Performance Considerations
The indicator parameter adds minimal overhead to merge operations. The categorical column uses efficient storage, and the operation doesn’t require additional passes through the data.
import numpy as np
# Large dataset example
large_left = pd.DataFrame({
'key': np.random.randint(0, 100000, 500000),
'value_left': np.random.randn(500000)
})
large_right = pd.DataFrame({
'key': np.random.randint(0, 100000, 500000),
'value_right': np.random.randn(500000)
})
# Indicator adds negligible time
%timeit pd.merge(large_left, large_right, on='key', how='outer')

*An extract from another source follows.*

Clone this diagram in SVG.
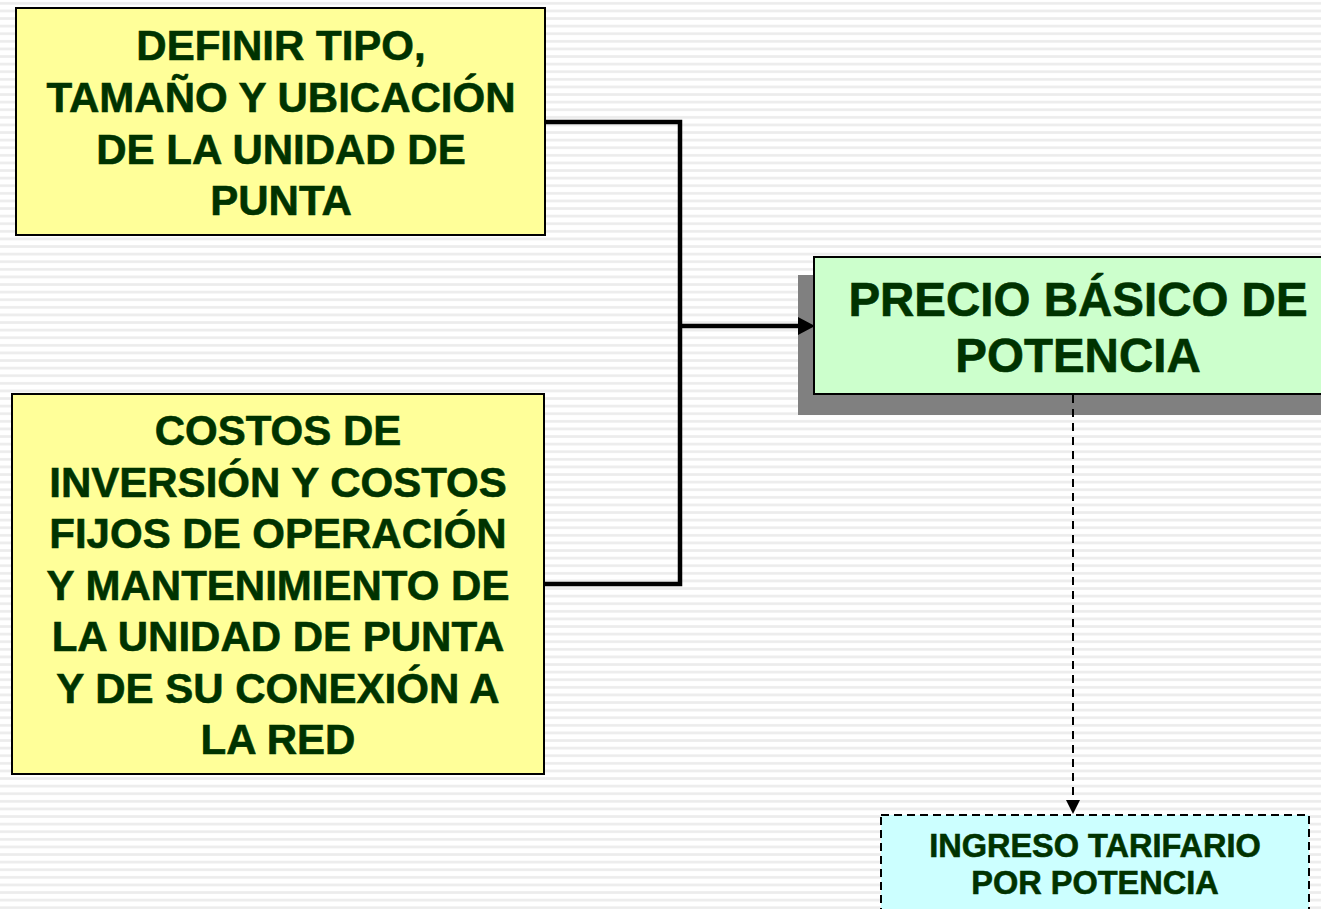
<svg xmlns="http://www.w3.org/2000/svg" width="1321" height="909" viewBox="0 0 1321 909">
<style>
.t{font-family:"Liberation Sans",Arial,sans-serif;font-weight:bold;fill:#003300;stroke:#003300;stroke-width:0.6;text-anchor:middle}
.box{stroke:#000;stroke-width:2}
.conn{fill:none;stroke:#000;stroke-width:4.5}
</style>
<defs>
<pattern id="bg" x="0" y="0" width="20" height="7.6" patternUnits="userSpaceOnUse">
<rect x="0" y="0" width="20" height="7.6" fill="#ffffff"/>
<rect x="0" y="2" width="20" height="2.6" fill="#ececec"/>
</pattern>
<marker id="ah" markerWidth="17" markerHeight="18" refX="17" refY="9" orient="auto" markerUnits="userSpaceOnUse">
<path d="M0,0 L17,9 L0,18 Z" fill="#000"/>
</marker>
<marker id="ah2" markerWidth="14" markerHeight="15" refX="14" refY="7.5" orient="auto" markerUnits="userSpaceOnUse">
<path d="M0,0 L14,7.5 L0,15 Z" fill="#000"/>
</marker>
</defs>
<rect x="0" y="0" width="1321" height="909" fill="url(#bg)"/>

<g id="node-definir">
<rect class="box" x="16" y="8" width="529" height="227" fill="#FFFF99"/>
<text class="t" font-size="42" x="281"><tspan x="281" y="60">DEFINIR TIPO,</tspan><tspan x="281" y="112">TAMAÑO Y UBICACIÓN</tspan><tspan x="281" y="164">DE LA UNIDAD DE</tspan><tspan x="281" y="215">PUNTA</tspan></text>
</g>

<g id="node-costos">
<rect class="box" x="12" y="394" width="532" height="380" fill="#FFFF99"/>
<text class="t" font-size="42" x="278"><tspan x="278" y="445">COSTOS DE</tspan><tspan x="278" y="497">INVERSIÓN Y COSTOS</tspan><tspan x="278" y="548">FIJOS DE OPERACIÓN</tspan><tspan x="278" y="600">Y MANTENIMIENTO DE</tspan><tspan x="278" y="651">LA UNIDAD DE PUNTA</tspan><tspan x="278" y="703">Y DE SU CONEXIÓN A</tspan><tspan x="278" y="754">LA RED</tspan></text>
</g>

<g id="node-precio">
<rect x="798" y="275" width="530" height="140" fill="#808080"/>
<rect class="box" x="814" y="257" width="512" height="137" fill="#CCFFCC"/>
<text class="t" font-size="47.5" x="1078"><tspan x="1078" y="316">PRECIO BÁSICO DE</tspan><tspan x="1078" y="372">POTENCIA</tspan></text>
</g>

<g id="node-ingreso">
<rect x="881" y="815" width="428" height="110" fill="#CCFFFF" stroke="#000" stroke-width="2" stroke-dasharray="8,5"/>
<text class="t" font-size="32.5" x="1095"><tspan x="1095" y="857">INGRESO TARIFARIO</tspan><tspan x="1095" y="894">POR POTENCIA</tspan></text>
</g>

<g id="connectors">
<path class="conn" d="M545,122 H680 V584 H544"/>
<path class="conn" d="M680,326 H800" />
<path d="M798,317 L815,326 L798,335 Z" fill="#000"/>
<path d="M1073,395 V801" fill="none" stroke="#000" stroke-width="2" stroke-dasharray="8,6"/>
<path d="M1066,800 L1080,800 L1073,814 Z" fill="#000"/>
</g>
</svg>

%timeit pd.merge(large_left, large_right, on='key', how='outer', indicator=True)
# Memory usage is minimal - categorical dtype is efficient
merged_with_indicator = pd.merge(large_left, large_right, on='key', how='outer', indicator=True)
print(f"\nIndicator column memory: {merged_with_indicator['_merge'].memory_usage(deep=True)} bytes")
The indicator column uses pandas’ categorical dtype, which stores the three possible values once and uses integer codes for each row, making it extremely memory-efficient even for large datasets.